How much self-repair is in GPT2 without LayerNorm?
← Sep 17, 2024
Sometimes, the effect of ablating an attention head is much smaller than expected. It’s like as if models trained without any dropout had adapted dropout resistance anyways. Like if an programmer who changed 10 lines of code per day left the company, but his team’s output only dropped by 5 lines of code per day.
After this strange effect was first documented, a follow-up paper identified LayerNorm as one of many culprits1. It causes self-repair because ablations usually reduce the norm of intermediate activations, so the LayerNorm after ablation amplifies the influence of all the other heads. Since attention heads often behave redundantly, the amplification of other heads can usually make up for the ablated one.
Despite LayerNorm appearing to be the main culprit, I measured the self-repair a new model, GPT2 with LayerNorm removed, and it exhibits much more self-repair than the original GPT2.
On the graph above, the x-axis is how much an attention head contributes to predicting the correct next token in a normal forward pass, and the y-axis is how much the prediction changes after the head is ablated. Points below the diagonal line indicate heads that indirectly assist the model, like a soccer midfielder who rarely scores goals herself, but the team scores much less without her. Points above the diagonal indicate heads that get self-repaired. The color indicates the layer of an attention head. This data was gathered with resample ablations on first 1 GB of training data from the Pile Uncopyrighted.
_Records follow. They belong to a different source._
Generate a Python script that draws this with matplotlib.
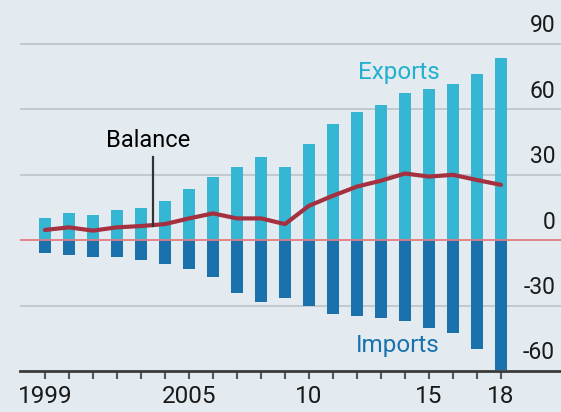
import matplotlib
matplotlib.use("Agg")
import matplotlib.pyplot as plt
import matplotlib.transforms as mtransforms

years = list(range(1999, 2019))
exports = [10.3, 12.3, 11.5, 13.8, 14.9, 18.1, 23.4, 28.8, 33.8, 38.4,
           33.4, 44.1, 53.2, 59.0, 61.9, 67.6, 69.2, 71.8, 76.4, 83.4]
imports = [-6.0, -6.8, -7.6, -7.9, -9.1, -10.9, -13.4, -16.7, -24.0, -28.2,
           -26.6, -30.2, -33.8, -34.7, -35.5, -37.0, -40.4, -42.7, -49.7, -59.5]
balance = [4.7, 5.9, 4.4, 5.9, 6.5, 7.4, 10.0, 12.3, 10.0, 10.0,
           7.4, 15.8, 20.4, 24.6, 27.3, 30.6, 29.2, 30.0, 27.6, 25.4]
y_ticks = [90, 60, 30, 0, -30, -60]
x_labels = {1999: "1999", 2005: "2005", 2010: "10", 2015: "15", 2018: "18"}

BG = "#e3ebf1"
EXP_C = "#35b6d2"
IMP_C = "#1b71ab"
BAL_C = "#a5303f"

plt.rcParams["font.family"] = ["Roboto", "DejaVu Sans"]

fig = plt.figure(figsize=(5.61, 4.12), dpi=100, facecolor=BG)
ax = fig.add_axes([20 / 561, 41 / 412, 541 / 561, 371 / 412])
ax.set_facecolor(BG)

# grid + zero line
for v in y_ticks:
    if v in (0, -60):
        continue
    ax.axhline(v, color="#b9c0c6", lw=1.1, zorder=0)
ax.axhline(0, color="#e27a82", lw=1.3, zorder=3)

ax.bar(years, exports, width=0.5, color=EXP_C, zorder=2)
ax.bar(years, imports, width=0.5, color=IMP_C, zorder=2)
ax.plot(years, balance, color=BAL_C, lw=3, zorder=4, solid_capstyle="round")

ax.set_xlim(1997.96, 2020.5)
ax.set_ylim(-60, 110.2)

for s in ("top", "left", "right"):
    ax.spines[s].set_visible(False)
ax.spines["bottom"].set_color("#3a3a3a")
ax.spines["bottom"].set_linewidth(2)
ax.spines["bottom"].set_zorder(5)

ax.set_yticks([])
ax.set_xticks(years)
ax.set_xticklabels([x_labels.get(y, "") for y in years], fontsize=17.5, color="#1a1a1a")
ax.tick_params(axis="x", direction="out", length=6, width=1.5, color="#555555", pad=4)

# right-side value labels sitting above gridlines
trans = mtransforms.blended_transform_factory(ax.transAxes, ax.transData)
for v in y_ticks:
    ax.text(0.989, v + 3.0, str(v), transform=trans, ha="right", va="bottom",
            fontsize=16.5, color="#1a1a1a")

ax.text(2013.75, 76.8, "Exports", color="#22b0cf", fontsize=17.5, ha="center", va="center")
ax.text(2013.7, -48.4, "Imports", color="#1a72ad", fontsize=17.5, ha="center", va="center")
ax.text(2003.3, 45.6, "Balance", color="black", fontsize=17, ha="center", va="center")
ax.plot([2003.5, 2003.5], [38.3, 6.4], color="#333333", lw=1.6, zorder=5)

fig.savefig("out.png", dpi=100, facecolor=BG)
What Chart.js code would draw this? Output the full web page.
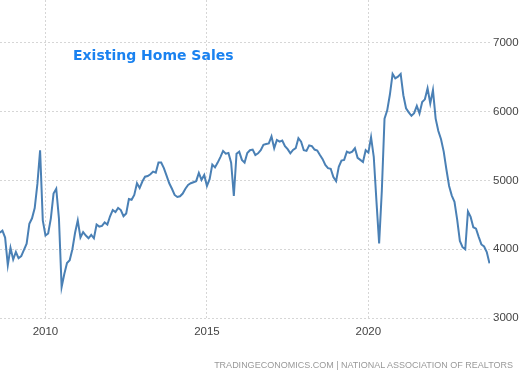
<!DOCTYPE html>
<html>
<head>
<meta charset="utf-8">
<script src="https://cdn.jsdelivr.net/npm/chart.js@4.4.1/dist/chart.umd.min.js"></script>
<style>
    html, body { margin: 0; padding: 0; background: #fff; }
    #wrap { position: relative; width: 525px; height: 376px; }
    #title { position: absolute; left: 73px; top: 47px; font: bold 14px "DejaVu Sans", sans-serif; color: #1a82f0; }
    #source { position: absolute; right: 12px; top: 360px; font: 9px "Liberation Sans", sans-serif; letter-spacing: 0; color: #999; white-space: nowrap; }
</style>
</head>
<body>
<div id="wrap">
    <canvas id="chart" width="525" height="376"></canvas>
    <div id="title">Existing Home Sales</div>
    <div id="source">TRADINGECONOMICS.COM | NATIONAL ASSOCIATION OF REALTORS</div>
</div>
<script>
// --- Data (thousands, SAAR), monthly ---
const firstYear = 2008;
const firstMonth = 8; // series starts Aug 2008
const sales2008 = [4240, 4270, 4170, 3770, 4020];
const sales2009 = [3850, 3960, 3870, 3900, 3990, 4080, 4370, 4450, 4600, 4950, 5440, 4420];
const sales2010 = [4200, 4230, 4450, 4810, 4880, 4450, 3450, 3640, 3800, 3840, 4000, 4240];
const sales2011 = [4420, 4170, 4250, 4200, 4160, 4210, 4160, 4360, 4330, 4340, 4390, 4360];
const sales2012 = [4480, 4570, 4540, 4600, 4570, 4480, 4520, 4730, 4720, 4790, 4960, 4890];
const sales2013 = [4985, 5055, 5065, 5090, 5130, 5115, 5260, 5260, 5180, 5070, 4960, 4880];
const sales2014 = [4790, 4760, 4770, 4810, 4880, 4935, 4960, 4975, 4990, 5110, 5010, 5080];
const sales2015 = [4920, 5020, 5230, 5190, 5260, 5340, 5430, 5390, 5400, 5260, 4775, 5390];
const sales2016 = [5420, 5300, 5260, 5400, 5440, 5450, 5370, 5395, 5440, 5520, 5530, 5540];
const sales2017 = [5640, 5470, 5590, 5565, 5580, 5500, 5455, 5395, 5445, 5470, 5615, 5565];
const sales2018 = [5440, 5430, 5510, 5500, 5450, 5435, 5370, 5310, 5225, 5180, 5170, 5050];
const sales2019 = [4990, 5200, 5290, 5300, 5420, 5400, 5420, 5470, 5330, 5300, 5270, 5440];
const sales2020 = [5405, 5630, 5345, 4700, 4085, 4850, 5900, 6020, 6250, 6550, 6485, 6510];
const sales2021 = [6550, 6240, 6050, 5990, 5940, 5980, 6085, 5975, 6140, 6180, 6340, 6120];
const sales2022 = [6315, 5900, 5720, 5600, 5420, 5160, 4920, 4780, 4690, 4430, 4120, 4030];
const sales2023 = [4000, 4550, 4470, 4320, 4300, 4180, 4070, 4040, 3960, 3795];

const yearTicks = [2010, 2015, 2020];
const valueTicks = [3000, 4000, 5000, 6000, 7000];

// --- Build points: x = months since Jan 2010 ---
const allSales = [].concat(sales2008, sales2009, sales2010, sales2011, sales2012, sales2013,
    sales2014, sales2015, sales2016, sales2017, sales2018, sales2019, sales2020, sales2021,
    sales2022, sales2023);
const offset = (firstYear - 2010) * 12 + (firstMonth - 1);
const points = allSales.map((v, i) => ({ x: offset + i, y: v }));

const grid = { color: '#d6d6d6', lineWidth: 1, drawTicks: false };
const tickFont = { family: '"Liberation Sans", Arial, sans-serif', size: 11.5 };

// no label overhang padding: plot area runs to the canvas edges
function noPad(s) {
    s.paddingTop = 0; s.paddingBottom = 0; s.paddingLeft = 0; s.paddingRight = 0;
}

new Chart(document.getElementById('chart'), {
    type: 'line',
    data: {
        datasets: [{
            data: points,
            borderColor: '#4a80b5',
            borderWidth: 2,
            pointRadius: 0,
            tension: 0
        }]
    },
    options: {
        responsive: false,
        animation: false,
        layout: { padding: 0, autoPadding: false },
        plugins: { legend: { display: false }, tooltip: { enabled: false } },
        scales: {
            x: {
                type: 'linear',
                min: -16.9,
                max: 165.2,
                border: { display: false, dash: [2, 2] },
                grid: grid,
                afterBuildTicks: s => { s.ticks = yearTicks.map(y => ({ value: (y - 2010) * 12 })); },
                afterFit: s => { s.height = 58; noPad(s); },
                ticks: {
                    padding: 7,
                    color: '#444',
                    font: tickFont,
                    maxRotation: 0,
                    callback: v => String(2010 + v / 12)
                }
            },
            y: {
                position: 'right',
                min: 3000,
                max: 7625,
                border: { display: false, dash: [2, 2] },
                grid: grid,
                afterBuildTicks: s => { s.ticks = valueTicks.map(v => ({ value: v })); },
                afterFit: s => { s.width = 35; noPad(s); },
                ticks: {
                    padding: 3,
                    color: '#444',
                    font: tickFont,
                    callback: v => String(v)
                }
            }
        }
    }
});
</script>
</body>
</html>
This is result is quite surprising. Maybe removing LayerNorm made the model strange and increased the variance of measured self-repair. Maybe self-repair is a symptom of an important mechanism, and removing LayerNorm lead to more self-repair implemented by other components. Maybe the true cause of self-repair is too strange to fit any hypothesis we can imagine right now, but nevertheless, it’s fun to take shots in the dark.
-
Self repair was first documented in McGrath et al. (2023), and followed up by Rushing et al. (2024) ↩︎